What you will do:
Exclude the pictures and return every line exactly as written.

A block of data
## start
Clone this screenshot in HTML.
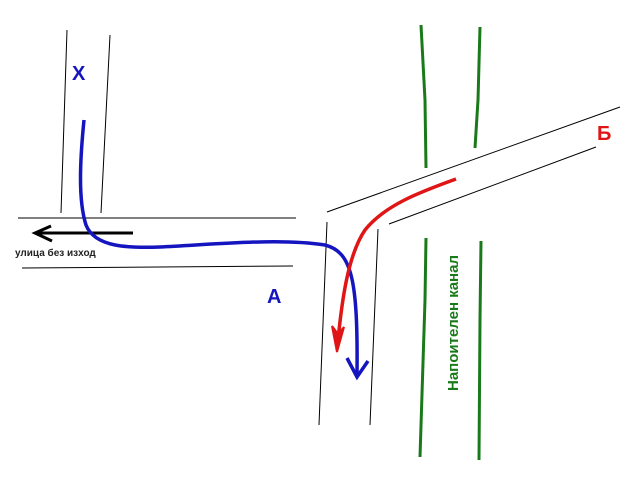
<!DOCTYPE html>
<html><head><meta charset="utf-8"><style>html,body{margin:0;padding:0;background:#fff}svg{display:block}</style></head>
<body>
<svg width="640" height="480" viewBox="0 0 640 480" xmlns="http://www.w3.org/2000/svg">
<rect width="640" height="480" fill="#fff"/>
<g stroke="#000" stroke-width="1" fill="none">
<line x1="67" y1="30" x2="61" y2="213"/>
<line x1="110" y1="35" x2="101" y2="213"/>
<line x1="18" y1="218" x2="296" y2="218"/>
<line x1="22" y1="268" x2="293" y2="266"/>
<line x1="327" y1="222" x2="319" y2="425"/>
<line x1="378" y1="229" x2="370" y2="425"/>
<line x1="327" y1="212" x2="620" y2="107"/>
<line x1="389" y1="224" x2="596" y2="147"/>
</g>
<g stroke="#1a7a1a" stroke-width="3" fill="none">
<path d="M421 25 L425 100 L426 168"/>
<path d="M480 27 L478 100 L475 148"/>
<path d="M426 238 L425 300 L420 457"/>
<path d="M481 241 L480 320 L479 460"/>
</g>
<g stroke="#000" stroke-width="3" fill="none">
<line x1="133" y1="233" x2="36" y2="233"/>
<path d="M51 226 L35 233 L52 241"/>
</g>
<path d="M84 120 C80 160 78 200 86 225 C95 248 130 248 160 247 C220 244 280 238 325 245 C352 252 358 280 357 375" stroke="#1515c0" stroke-width="3.5" fill="none"/>
<path d="M347 358 L357 377 L368 361" stroke="#1515c0" stroke-width="3.5" fill="none"/>
<path d="M456 179 C420 192 385 205 365 230 C348 255 342 300 338 340" stroke="#e01515" stroke-width="3.5" fill="none"/>
<path d="M332 326 L337 352 L344 327 L338 334 Z" fill="#e01515" stroke="#e01515" stroke-width="2"/>
<g font-family="Liberation Sans, sans-serif" font-weight="bold">
<text x="72" y="80" font-size="20" fill="#1515c0">X</text>
<text x="267" y="303" font-size="20" fill="#1515c0">A</text>
<text x="597" y="140" font-size="20" fill="#e01515">Б</text>
<text x="15" y="256" font-size="10" fill="#222">улица без изход</text>
<text transform="translate(458,323) rotate(-90)" text-anchor="middle" font-size="15" fill="#1a7a1a">Напоителен канал</text>
</g>
</svg>
</body></html>
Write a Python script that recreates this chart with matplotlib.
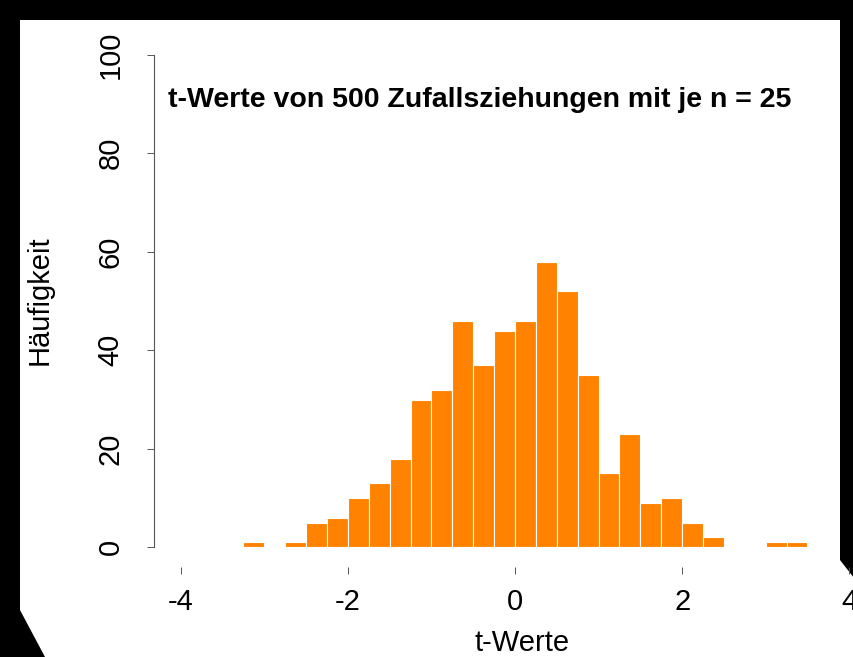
## end
Written response:
Clone this screenshot in HTML.
<!DOCTYPE html>
<html><head><meta charset="utf-8"><style>html,body{margin:0;padding:0;background:#fff}svg{display:block}</style></head>
<body>
<svg width="640" height="480" viewBox="0 0 640 480" xmlns="http://www.w3.org/2000/svg">
<rect width="640" height="480" fill="#fff"/>
<g stroke="#000" stroke-width="1" fill="none">
<line x1="67" y1="30" x2="61" y2="213"/>
<line x1="110" y1="35" x2="101" y2="213"/>
<line x1="18" y1="218" x2="296" y2="218"/>
<line x1="22" y1="268" x2="293" y2="266"/>
<line x1="327" y1="222" x2="319" y2="425"/>
<line x1="378" y1="229" x2="370" y2="425"/>
<line x1="327" y1="212" x2="620" y2="107"/>
<line x1="389" y1="224" x2="596" y2="147"/>
</g>
<g stroke="#1a7a1a" stroke-width="3" fill="none">
<path d="M421 25 L425 100 L426 168"/>
<path d="M480 27 L478 100 L475 148"/>
<path d="M426 238 L425 300 L420 457"/>
<path d="M481 241 L480 320 L479 460"/>
</g>
<g stroke="#000" stroke-width="3" fill="none">
<line x1="133" y1="233" x2="36" y2="233"/>
<path d="M51 226 L35 233 L52 241"/>
</g>
<path d="M84 120 C80 160 78 200 86 225 C95 248 130 248 160 247 C220 244 280 238 325 245 C352 252 358 280 357 375" stroke="#1515c0" stroke-width="3.5" fill="none"/>
<path d="M347 358 L357 377 L368 361" stroke="#1515c0" stroke-width="3.5" fill="none"/>
<path d="M456 179 C420 192 385 205 365 230 C348 255 342 300 338 340" stroke="#e01515" stroke-width="3.5" fill="none"/>
<path d="M332 326 L337 352 L344 327 L338 334 Z" fill="#e01515" stroke="#e01515" stroke-width="2"/>
<g font-family="Liberation Sans, sans-serif" font-weight="bold">
<text x="72" y="80" font-size="20" fill="#1515c0">X</text>
<text x="267" y="303" font-size="20" fill="#1515c0">A</text>
<text x="597" y="140" font-size="20" fill="#e01515">Б</text>
<text x="15" y="256" font-size="10" fill="#222">улица без изход</text>
<text transform="translate(458,323) rotate(-90)" text-anchor="middle" font-size="15" fill="#1a7a1a">Напоителен канал</text>
</g>
</svg>
</body></html>
Write a Python script that recreates this chart with matplotlib.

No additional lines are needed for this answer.